Cost planning should align to these artifacts. Budget without artifact-backed assumptions is fragile. Budget with artifact-backed assumptions is governable. Discovery is where that difference is created.
- Use requirement tiers to prevent uncontrolled scope expansion.
- Maintain architecture and integration decision logs for consistency.
- Plan milestones with confidence ranges, not false precision.
- Tie budget assumptions directly to discovery artifacts and risks.
How to Measure Discovery Workshop ROI
Discovery ROI can be measured through three categories: risk reduction, timeline predictability, and rework avoidance. Risk reduction is observed through early identification and mitigation of dependency and scope threats. Timeline predictability is observed through lower milestone variance during implementation. Rework avoidance is observed through fewer major requirement reversals and architecture changes mid-project.
You can also measure decision efficiency. Projects with strong discovery typically show faster cross-functional decision cycles during build because ownership and context are already aligned. This improves throughput and reduces escalation frequency.
For leadership, a practical indicator is phase-one schedule stability. If the first implementation phase tracks closely to planned milestones and budget bands, discovery has likely delivered strong value. If volatility is high despite discovery, workshop quality or scope discipline should be reviewed.
- Track milestone variance to measure timeline confidence impact.
- Monitor major scope reversals as a proxy for discovery quality.
- Measure decision cycle time during implementation phases.
- Assess budget stability against discovery-defined confidence bands.
Common Discovery Mistakes and How to Avoid Them
One common mistake is treating discovery as documentation output only. Discovery must be decision-driven. If sessions produce notes without scope closure, architecture clarity, and risk ownership, implementation uncertainty remains high. Another mistake is including too few operational stakeholders. Missing frontline process insight often creates unrealistic workflow assumptions.
A second issue is over-analysis. Discovery should be thorough but time-boxed. Endless exploration delays value and creates planning fatigue. The right balance is practical depth with clear decision deadlines and escalation paths for unresolved topics.
Finally, many teams fail to convert discovery outputs into active governance tools. Artifacts should guide weekly delivery reviews and scope control throughout the project. Discovery value is maximized when its outputs remain operational, not archived.
- Prioritize decision closure over meeting volume or document length.
- Include process owners to validate real-world workflow assumptions.
- Time-box discovery to maintain momentum and execution focus.
- Use discovery artifacts actively throughout implementation governance.

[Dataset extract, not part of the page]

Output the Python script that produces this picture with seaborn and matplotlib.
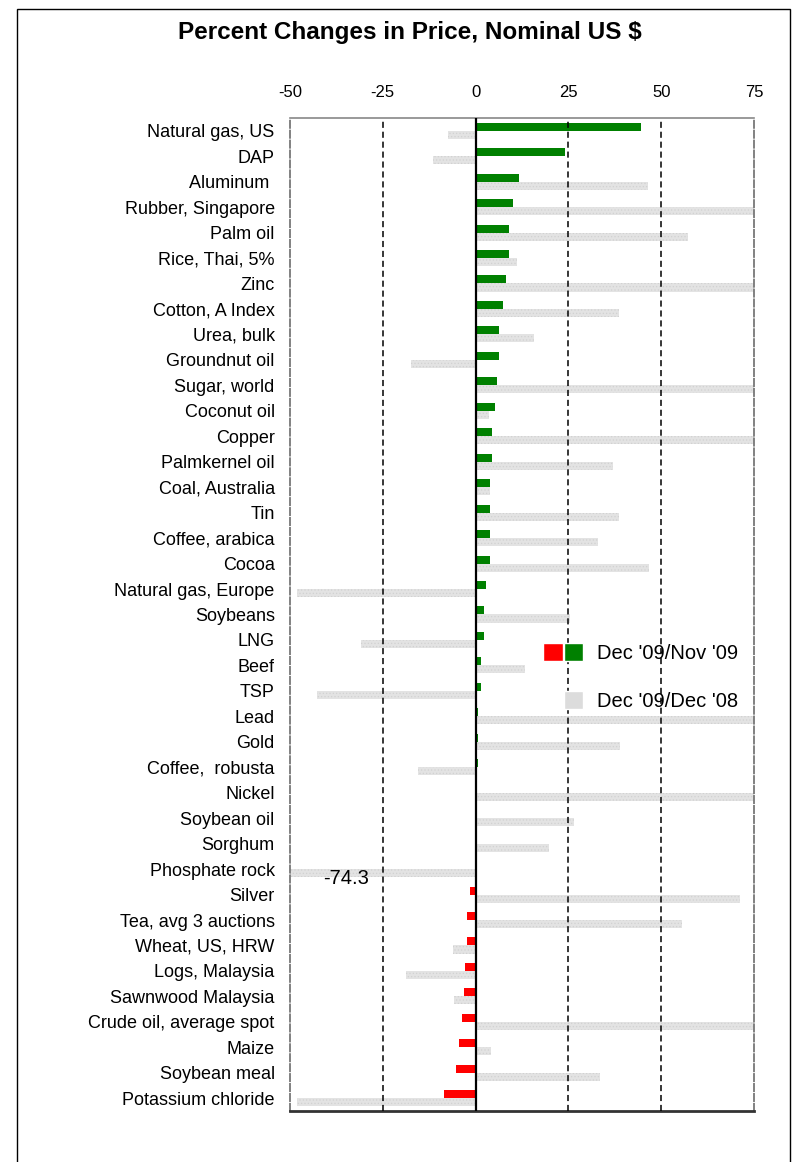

What a Strong Discovery-to-Delivery Handoff Looks Like
A robust handoff includes clear phase-one objectives, finalized requirement tiers, architecture baseline, delivery cadence, and governance model. Teams should begin implementation with a shared understanding of success metrics, risk priorities, and decision responsibilities. This reduces ambiguity at the moment execution pressure increases.
The handoff should also include an implementation starter plan for the first 2 to 3 sprints. This ensures early development activity aligns with discovered priorities and does not drift into low-impact work. Fast early wins build confidence and validate planning assumptions quickly.
If handoff quality is weak, discovery gains erode quickly. That is why workshop facilitation should be tightly connected to delivery leadership. Continuity between planning and execution is a major determinant of project success.
- Define implementation-ready objectives and sprint starter priorities.
- Carry risk and dependency ownership into delivery governance immediately.
- Ensure planning and delivery leaders share accountability continuity.
- Validate early sprints against discovery-defined business outcomes.
When to Run Discovery Again During Longer Projects
For multi-phase programs, one discovery workshop may not be enough. If business priorities shift, integrations change, or new compliance requirements emerge, teams should run targeted mini-discovery cycles before major scope expansion. This keeps roadmap evolution grounded in reality and prevents phase-two instability.
Mini-discovery should be shorter and focused on new uncertainty zones. The objective is not to repeat full planning but to revalidate assumptions and decision boundaries where context changed. This approach preserves velocity while maintaining control.
In practice, organizations that treat discovery as an ongoing capability, not a one-time event, sustain higher delivery reliability over long transformation programs.
- Use mini-discovery cycles before major phase expansions.
- Revalidate assumptions when business or technical context changes.
- Keep follow-on discovery focused and decision-oriented.
- Treat discovery as a repeatable operating capability for scale.
Conclusion
A software discovery workshop saves months in custom development because it reduces uncertainty before uncertainty becomes expensive. By aligning stakeholders, clarifying workflows, validating dependencies, and defining measurable scope boundaries, discovery transforms project planning from assumption-driven to evidence-driven. For scaling companies, this is one of the most effective ways to improve timeline reliability, control costs, and increase delivery confidence. If your next custom software initiative matters strategically, start with discovery and build from clarity.
Frequently Asked Questions
How long should a software discovery workshop take?
Most effective workshops run for 5 to 10 business days, depending on complexity, stakeholder availability, and integration depth.
Does a discovery workshop delay development start?
It may add one to two weeks upfront, but it usually reduces overall project duration by preventing major rework and dependency-related delays later.
Who should participate in discovery workshops?
Key participants should include product, engineering, operations, and relevant business process owners who can make decisions and validate workflow realities.
What are the most important discovery outputs?
Critical outputs include scope boundaries, workflow maps, architecture assumptions, risk register, phased roadmap, and KPI-based success criteria.
How can we tell if discovery quality is high?
High-quality discovery produces clear decisions, realistic milestone confidence, reduced rework during implementation, and stronger budget/timeline predictability.
Should discovery be repeated in long projects?
Yes. Targeted mini-discovery cycles before major phase changes help revalidate assumptions and maintain delivery confidence as context evolves.